• _INSTRUCTIONS FOR THE TASK_
From the listing below, pull out all lines with "this" in them.

• _MATERIAL SUPPLIED_
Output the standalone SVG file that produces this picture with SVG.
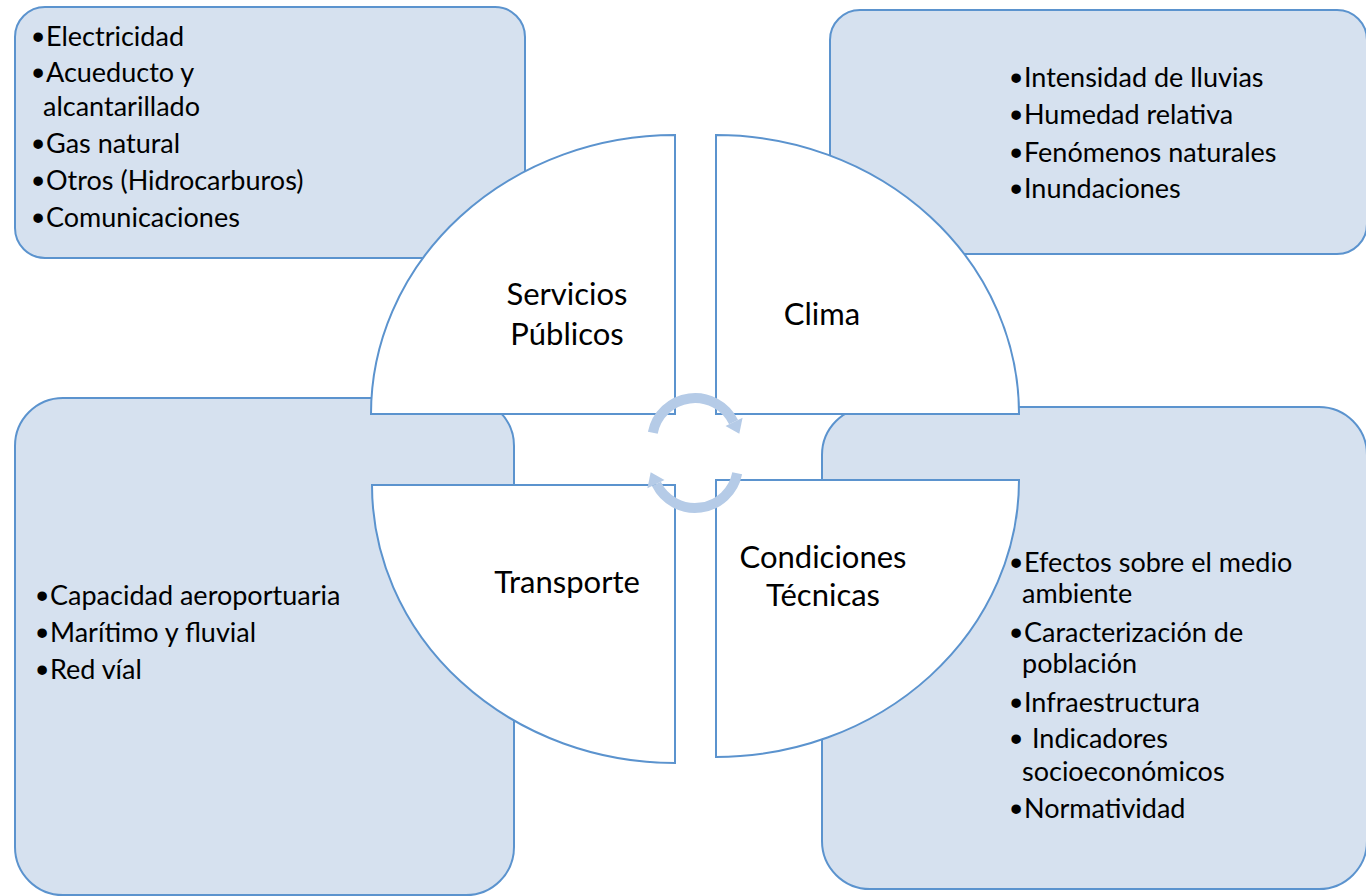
--
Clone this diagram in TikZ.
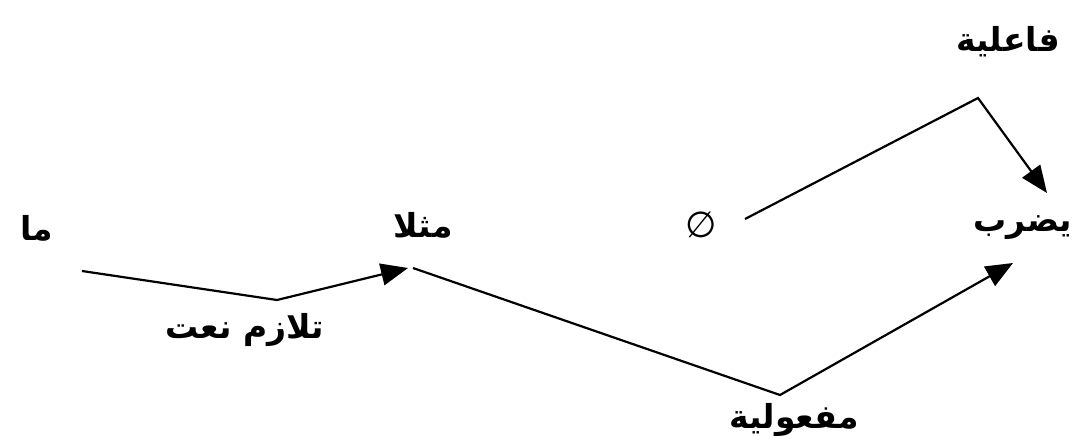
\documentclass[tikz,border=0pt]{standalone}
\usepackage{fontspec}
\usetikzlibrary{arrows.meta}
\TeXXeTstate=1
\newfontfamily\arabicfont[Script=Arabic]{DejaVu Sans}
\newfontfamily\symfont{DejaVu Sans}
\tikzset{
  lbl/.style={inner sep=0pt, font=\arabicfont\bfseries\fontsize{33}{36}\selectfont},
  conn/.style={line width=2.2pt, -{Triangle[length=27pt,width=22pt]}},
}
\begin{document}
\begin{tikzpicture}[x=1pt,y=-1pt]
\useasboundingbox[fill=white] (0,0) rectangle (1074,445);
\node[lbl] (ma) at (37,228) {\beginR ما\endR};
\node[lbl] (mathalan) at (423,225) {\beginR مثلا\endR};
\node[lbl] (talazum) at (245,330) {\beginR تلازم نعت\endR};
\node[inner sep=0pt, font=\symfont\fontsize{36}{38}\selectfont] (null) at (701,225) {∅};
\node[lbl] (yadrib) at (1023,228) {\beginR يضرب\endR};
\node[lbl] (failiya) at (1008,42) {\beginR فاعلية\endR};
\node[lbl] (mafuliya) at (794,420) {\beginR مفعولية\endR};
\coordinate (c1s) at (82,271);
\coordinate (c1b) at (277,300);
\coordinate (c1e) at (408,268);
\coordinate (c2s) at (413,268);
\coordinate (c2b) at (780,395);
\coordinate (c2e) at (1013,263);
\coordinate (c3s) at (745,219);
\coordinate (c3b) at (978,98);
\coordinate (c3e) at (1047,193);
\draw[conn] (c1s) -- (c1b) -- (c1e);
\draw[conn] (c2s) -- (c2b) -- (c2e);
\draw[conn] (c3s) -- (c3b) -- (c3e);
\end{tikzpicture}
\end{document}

• _COMPLETED TASK_
Output the standalone SVG file that produces this picture with SVG.
Clone this diagram in TikZ.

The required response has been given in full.